Potential for High Returns

A well-managed and diversified product portfolio can generate substantial returns. By offering a broad range of models, manufacturers can increase market share, maximize sales, and improve overall profitability.

Disadvantages of a Large Product Portfolio

Increased Costs

A large product portfolio requires significant investment in:

  • Research and development: Creating new models and variants demands extensive research and testing.
  • Production facilities: Manufacturers need to adapt their production lines to accommodate a diverse range of models.
  • Marketing and advertising: Promoting a wide range of models requires greater marketing efforts and resources.

Potential for Overproduction

If demand for specific models is not carefully assessed, manufacturers may end up with excess inventory, leading to:

  • Storage costs: Housing unsold vehicles incurs significant expenses.
  • Discounts and promotions: To clear excess stock, manufacturers may need to offer discounts, reducing profitability.
  • Loss of resources: Production capacity dedicated to unsold models could be allocated to more popular offerings.

Management Complexity

Managing a large product portfolio presents its own challenges:

  • Inventory control: Tracking inventory levels across multiple models requires effective management systems.
  • Supply chain management: Maintaining a consistent supply of parts and materials for various models can be complex.
  • Product lifecycle management: Car manufacturers need to monitor the life cycle of each model and ensure a smooth transition as models become outdated.

Evaluation

While a large product portfolio can provide several advantages, it's crucial to recognize potential drawbacks. A more focused approach with a limited model range can be more cost-effective and efficient. Manufacturers must carefully evaluate the following:

  • Market demand: Thorough market analysis is critical to determine which models are likely to succeed.
  • Production capacity: Manufacturers must ensure they have the resources to produce and manage a large portfolio effectively.
  • Resource allocation: Strategic resource allocation is essential to ensure efficient production and minimize risk.

Conclusion

The decision of whether a large product portfolio is advantageous for a car manufacturer depends on various factors, including market conditions, competitive landscape, and the manufacturer's resources. Evaluating the benefits and drawbacks, carefully considering market demand, and managing resources effectively are crucial for achieving success in this competitive industry.

Extracts from Mark Schemes

Discuss whether having a large product portfolio is an advantage for a car manufacturer.

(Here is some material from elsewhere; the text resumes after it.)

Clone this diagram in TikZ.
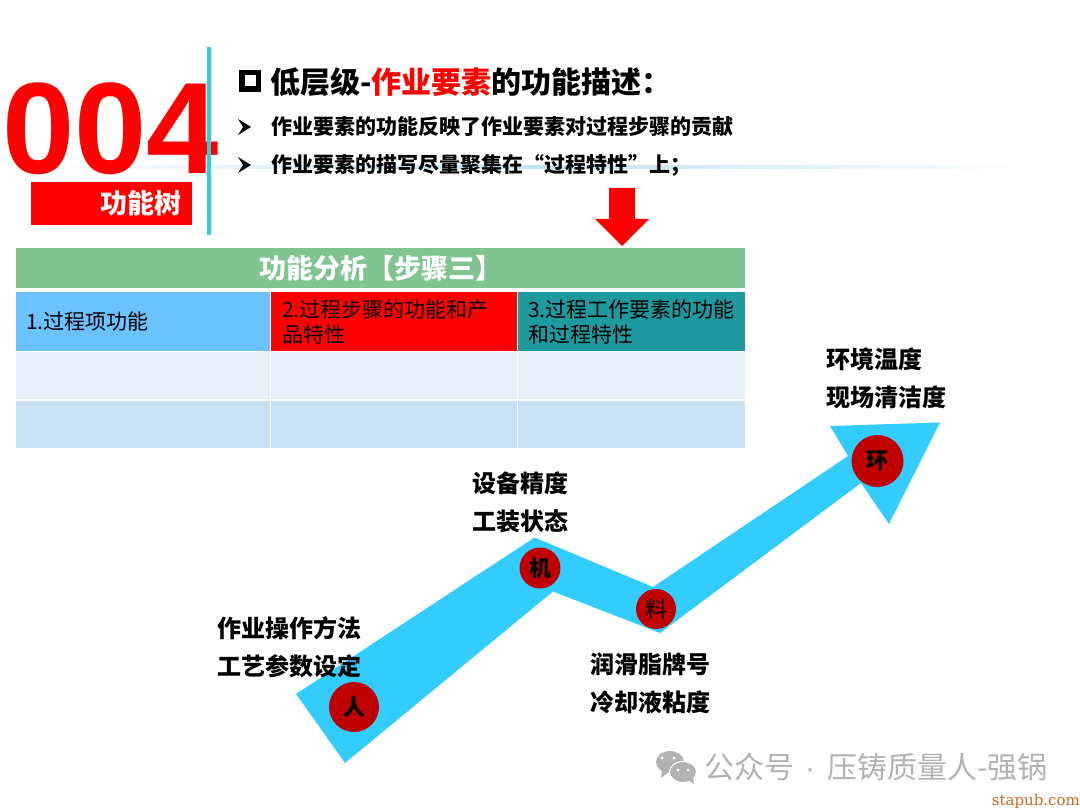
\documentclass[tikz,border=0pt]{standalone}
\usepackage{fontspec}
\setmainfont{Noto Sans CJK SC}
\newfontfamily\digitfont{Liberation Sans}
\newfontfamily\siteFont{DejaVu Serif}
\newcommand{\fsz}[2]{\fontsize{#1}{#2}\selectfont}
\definecolor{headgreen}{HTML}{7FC491}
\definecolor{cellblue}{HTML}{6AC2FF}
\definecolor{cellteal}{HTML}{1E9A9E}
\definecolor{rowa}{HTML}{E6F0FA}
\definecolor{rowb}{HTML}{CAE1F5}
\definecolor{pureRed}{HTML}{FF0000}
\definecolor{barcyan}{HTML}{2CCFDC}
\definecolor{flow}{HTML}{33CCFF}
\definecolor{dot}{HTML}{C00000}
\definecolor{fadeline}{HTML}{BFE3F2}
\definecolor{wm}{HTML}{B2B2B2}
\definecolor{siteorange}{HTML}{C8691E}
\tikzset{
  cell/.style={anchor=north west,inner ysep=0pt,outer sep=0pt,align=left,font=\fsz{21}{25}},
  lab/.style={anchor=west,inner sep=0pt,align=left,font=\fsz{24}{38}\bfseries},
  bul/.style={anchor=base west,inner sep=0pt,font=\fsz{21}{26}\bfseries},
  tickmark/.style={fill=black},
  dotn/.style={circle,fill=dot,inner sep=0pt,font=\fsz{22}{22}}
}
\begin{document}
\begin{tikzpicture}[x=1pt,y=-1pt]
\useasboundingbox (0,0) rectangle (1080,810);
% faint line
\fill[left color=white,right color=white,middle color=fadeline] (50,166) rectangle (1026,168.5);
% big number
\node[anchor=base west,inner sep=0pt,text=pureRed,font=\digitfont\fsz{130}{130}\bfseries] (num) at (2,174) {004};
\draw[barcyan,line width=3.5pt] (209,47) -- (209,235);
\node[anchor=north west,fill=pureRed,minimum width=161pt,minimum height=43pt,inner ysep=0pt,inner xsep=11pt,text width=139pt,align=right,text=white,font=\fsz{27}{30}\bfseries] (tree) at (31,182) {\raisebox{-1.5pt}{功能树}};
% heading
\draw[line width=5.5pt] (241.75,72.75) rectangle (258.25,89.25);
\node[anchor=base west,inner sep=0pt,font=\fsz{30}{34}\bfseries] (title) at (270,94) {低层级-\textcolor{pureRed}{作业要素}的功能描述：};
\fill[tickmark] (238,119) -- (251,127) -- (238,135) -- (243,127) -- cycle;
\node[bul] (b1) at (271,135) {作业要素的功能反映了作业要素对过程步骤的贡献};
\fill[tickmark] (238,157) -- (251,165) -- (238,173) -- (243,165) -- cycle;
\node[bul] (b2) at (271,173) {作业要素的描写尽量聚集在“过程特性”上；};
% down arrow
\fill[pureRed] (609,188) -- (635,188) -- (635,219) -- (649,219) -- (622,246) -- (595,219) -- (609,219) -- cycle;
% table
\node[anchor=north west,fill=headgreen,minimum width=729pt,minimum height=40pt,inner sep=0pt,text=white,font=\fsz{27}{30}\bfseries] (head) at (16,248) {\raisebox{-1pt}{功能分析【步骤三】}};
\node[cell,fill=cellblue,minimum width=254pt,minimum height=59pt,inner xsep=10pt,text width=234pt] (c11) at (16,292) {1.过程项功能};
\node[cell,fill=pureRed,minimum width=246pt,minimum height=59pt,inner xsep=11pt,text width=224pt] (c12) at (271,292) {2.过程步骤的功能和产\\品特性};
\node[cell,fill=cellteal,minimum width=227pt,minimum height=59pt,inner xsep=10pt,text width=207pt] (c13) at (518,292) {3.过程工作要素的功能\\和过程特性};
\foreach \n/\x/\w in {1/16/254,2/271/246,3/518/227}{
  \node[anchor=north west,fill=rowa,minimum width=\w pt,minimum height=47pt,inner sep=0pt] (r2\n) at (\x,352) {};
  \node[anchor=north west,fill=rowb,minimum width=\w pt,minimum height=47pt,inner sep=0pt] (r3\n) at (\x,401) {};
}
% flow arrow
\fill[flow] (296,694) -- (534.5,537.5) -- (653,587) -- (848,456) -- (830,426) -- (940,422.5) -- (889,524) -- (861,483) -- (660,633) -- (553,591.5) -- (345,763) -- cycle;
\node[dotn,minimum size=50pt,font=\fsz{22}{22}\bfseries] (ren) at (354,707) {人};
\node[dotn,minimum size=41pt,font=\fsz{22}{22}\bfseries] (ji) at (540,568) {机};
\node[dotn,minimum size=40pt] (liao) at (656,609) {料};
\node[dotn,minimum size=52pt,font=\fsz{22}{22}\bfseries] (huan) at (877.5,461) {环};
\node[lab] (l1) at (217,647) {作业操作方法\\工艺参数设定};
\node[lab] (l2) at (472,502) {设备精度\\工装状态};
\node[lab] (l3) at (590,683) {润滑脂牌号\\冷却液粘度};
\node[lab] (l4) at (826,378) {环境温度\\现场清洁度};
% watermark
\fill[wm] (670,762) ellipse (14pt and 11pt);
\fill[wm] (662,770) -- (661,778) -- (669,772) -- cycle;
\fill[white] (662,758) circle (1.7pt) (674,758) circle (1.7pt);
\fill[wm,draw=white,line width=1pt] (683,772) ellipse (13.5pt and 10.5pt);
\fill[wm] (688,780) -- (694,784) -- (693,777) -- cycle;
\fill[white] (678,770) circle (1.5pt) (688,770) circle (1.5pt);
\node[anchor=base west,inner sep=0pt,text=wm,font=\fsz{30}{32}] (mark) at (704,778) {公众号\hspace{11pt}{\digitfont·}\hspace{12pt}压铸质量人-强锅};
\node[anchor=base east,inner sep=0pt,text=siteorange,font=\siteFont\fsz{15}{16}] (site) at (1080,805) {stapub.com};
\end{tikzpicture}
\end{document}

Answers may include the following:

  • Product portfolio is the range of products / services sold by a business.
  • Candidates may discuss / Explain what the advantage might be:
    • e.g. the business’ advantage over its competitors through higher sales, margins, number of customers, due to the size of its product portfolio
    • A range of products (cars) can meet the needs of different customers – allowing sales in different geographical areas and to business and private customers. – e.g. meet the specific needs of an emerging economy with basic low-cost motoring.
    • Can provide basic and luxury models.
    • Will need a broad range of models if seeking to provide for a segmented market(s) – more choice for customers.
    • It spreads the risk – a decline in some products may be offset by others. Link to product life cycle.
    • A large product portfolio has the potential to generate high returns.

Evaluation might well recognise that while it might be a competitive advantage, a large product portfolio has potential negative features – a single model or limited model production might be a safer and more profitable approach.